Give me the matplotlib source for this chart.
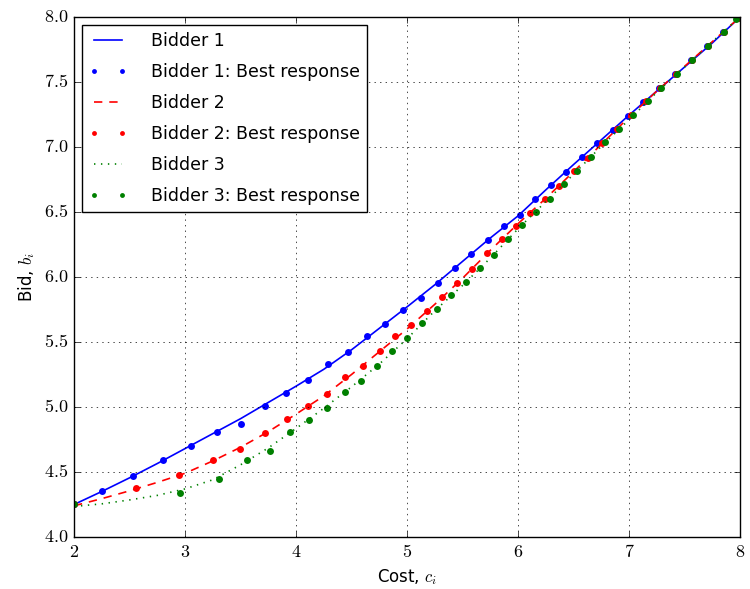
import matplotlib
matplotlib.use('Agg')
import matplotlib.pyplot as plt
from matplotlib.ticker import FormatStrFormatter

plt.style.use('classic')
plt.rcParams['mathtext.fontset'] = 'cm'
plt.rcParams['font.family'] = 'DejaVu Sans'

# equilibrium bid functions
cost = [2.0, 2.25, 2.5, 2.75, 3.0, 3.25, 3.5, 3.75, 4.0, 4.25, 4.5, 4.75, 5.0,
        5.25, 5.5, 5.75, 6.0, 6.25, 6.5, 6.75, 7.0, 7.25, 7.5, 7.75, 8.0]
bid1 = [4.25, 4.35, 4.455, 4.565, 4.68, 4.795, 4.91, 5.035, 5.16, 5.29, 5.44, 5.605, 5.77,
        5.94, 6.12, 6.30, 6.47, 6.67, 6.865, 7.055, 7.245, 7.43, 7.615, 7.80, 8.0]
bid2 = [4.24, 4.295, 4.355, 4.42, 4.49, 4.585, 4.69, 4.81, 4.945, 5.085, 5.25, 5.425, 5.60,
        5.79, 5.99, 6.205, 6.41, 6.605, 6.81, 7.02, 7.23, 7.43, 7.62, 7.81, 8.0]
bid3 = [4.235, 4.255, 4.285, 4.32, 4.37, 4.44, 4.555, 4.685, 4.835, 4.99, 5.155, 5.33, 5.525,
        5.74, 5.935, 6.145, 6.37, 6.58, 6.79, 7.005, 7.21, 7.42, 7.615, 7.81, 8.0]

# best responses
br1_c = [2.0, 2.255, 2.534, 2.80, 3.05, 3.285, 3.50, 3.72, 3.91, 4.105, 4.285, 4.465,
         4.637, 4.805, 4.967, 5.126, 5.282, 5.432, 5.58, 5.727, 5.874, 6.015, 6.156,
         6.295, 6.435, 6.574, 6.714, 6.856, 6.994, 7.13, 7.27, 7.41, 7.555, 7.70, 7.845, 7.98]
br1_b = [4.25, 4.35, 4.47, 4.59, 4.70, 4.81, 4.87, 5.01, 5.11, 5.205, 5.33, 5.42,
         5.546, 5.636, 5.75, 5.84, 5.954, 6.067, 6.177, 6.285, 6.392, 6.48, 6.60,
         6.71, 6.81, 6.925, 7.03, 7.13, 7.24, 7.35, 7.456, 7.56, 7.67, 7.777, 7.885, 7.99]
br2_c = [2.0, 2.556, 2.943, 3.249, 3.498, 3.724, 3.92, 4.11, 4.276, 4.445, 4.60, 4.754,
         4.895, 5.04, 5.18, 5.318, 5.453, 5.588, 5.72, 5.853, 5.979, 6.111, 6.24, 6.372,
         6.50, 6.627, 6.757, 6.889, 7.02, 7.153, 7.28, 7.42, 7.565, 7.71, 7.855, 7.98]
br2_b = [4.25, 4.377, 4.477, 4.59, 4.68, 4.80, 4.91, 5.01, 5.10, 5.228, 5.315, 5.43,
         5.546, 5.628, 5.738, 5.85, 5.956, 6.06, 6.187, 6.29, 6.392, 6.495, 6.598, 6.698,
         6.813, 6.915, 7.03, 7.136, 7.25, 7.354, 7.456, 7.56, 7.67, 7.777, 7.885, 7.99]
br3_c = [2.0, 2.958, 3.306, 3.556, 3.763, 3.946, 4.117, 4.283, 4.44, 4.583, 4.727, 4.868,
         5.003, 5.138, 5.27, 5.40, 5.53, 5.655, 5.784, 5.91, 6.036, 6.16, 6.288, 6.41,
         6.535, 6.66, 6.787, 6.91, 7.04, 7.17, 7.29, 7.43, 7.57, 7.715, 7.86, 7.967]
br3_b = [4.255, 4.336, 4.446, 4.59, 4.66, 4.81, 4.90, 4.99, 5.113, 5.198, 5.315, 5.428,
         5.533, 5.646, 5.756, 5.86, 5.96, 6.07, 6.17, 6.295, 6.40, 6.497, 6.598, 6.713,
         6.815, 6.925, 7.036, 7.136, 7.244, 7.354, 7.456, 7.56, 7.67, 7.777, 7.885, 7.985]

fig = plt.figure(figsize=(7.5, 5.89), dpi=100, facecolor='white')
ax = fig.add_axes([0.0987, 0.0883, 0.888, 0.8828])

ms = 5
lw = 1.2
ax.plot(cost, bid1, 'b-', lw=lw, label='Bidder 1')
ax.plot(br1_c, br1_b, 'bo', ms=ms, mew=0, label='Bidder 1: Best response')
ax.plot(cost, bid2, 'r', ls=(0, (6, 5)), lw=lw, label='Bidder 2')
ax.plot(br2_c, br2_b, 'ro', ms=ms, mew=0, label='Bidder 2: Best response')
ax.plot(cost, bid3, 'g', ls=(0, (1, 4)), lw=lw, label='Bidder 3')
ax.plot(br3_c, br3_b, 'go', ms=ms, mew=0, label='Bidder 3: Best response')

ax.set_xlim(2, 8)
ax.set_ylim(4, 8)
ax.xaxis.set_major_formatter(FormatStrFormatter('$%d$'))
ax.yaxis.set_major_formatter(FormatStrFormatter('$%.1f$'))
ax.tick_params(labelsize=13)
ax.set_xlabel('Cost, $c_i$', fontsize=12)
ax.set_ylabel('Bid, $b_i$', fontsize=12)
ax.grid(True)
ax.legend(loc='upper left', numpoints=2, fontsize=12.5, markerscale=0.7,
          labelspacing=0.75, handletextpad=1.4, handlelength=2.2,
          borderaxespad=0.45)

fig.savefig('out.png', dpi=100, facecolor='white')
------------------------------------------------------------
### Exercise prompt
Starting at the top of the listing above, please restate word for word each line up to and including the one that holds "7.615, 7.81, 8.0]", omitting every image.

### Solution to the exercise
Give me the matplotlib source for this chart.
import matplotlib
matplotlib.use('Agg')
import matplotlib.pyplot as plt
from matplotlib.ticker import FormatStrFormatter

plt.style.use('classic')
plt.rcParams['mathtext.fontset'] = 'cm'
plt.rcParams['font.family'] = 'DejaVu Sans'

# equilibrium bid functions
cost = [2.0, 2.25, 2.5, 2.75, 3.0, 3.25, 3.5, 3.75, 4.0, 4.25, 4.5, 4.75, 5.0,
        5.25, 5.5, 5.75, 6.0, 6.25, 6.5, 6.75, 7.0, 7.25, 7.5, 7.75, 8.0]
bid1 = [4.25, 4.35, 4.455, 4.565, 4.68, 4.795, 4.91, 5.035, 5.16, 5.29, 5.44, 5.605, 5.77,
        5.94, 6.12, 6.30, 6.47, 6.67, 6.865, 7.055, 7.245, 7.43, 7.615, 7.80, 8.0]
bid2 = [4.24, 4.295, 4.355, 4.42, 4.49, 4.585, 4.69, 4.81, 4.945, 5.085, 5.25, 5.425, 5.60,
        5.79, 5.99, 6.205, 6.41, 6.605, 6.81, 7.02, 7.23, 7.43, 7.62, 7.81, 8.0]
bid3 = [4.235, 4.255, 4.285, 4.32, 4.37, 4.44, 4.555, 4.685, 4.835, 4.99, 5.155, 5.33, 5.525,
        5.74, 5.935, 6.145, 6.37, 6.58, 6.79, 7.005, 7.21, 7.42, 7.615, 7.81, 8.0]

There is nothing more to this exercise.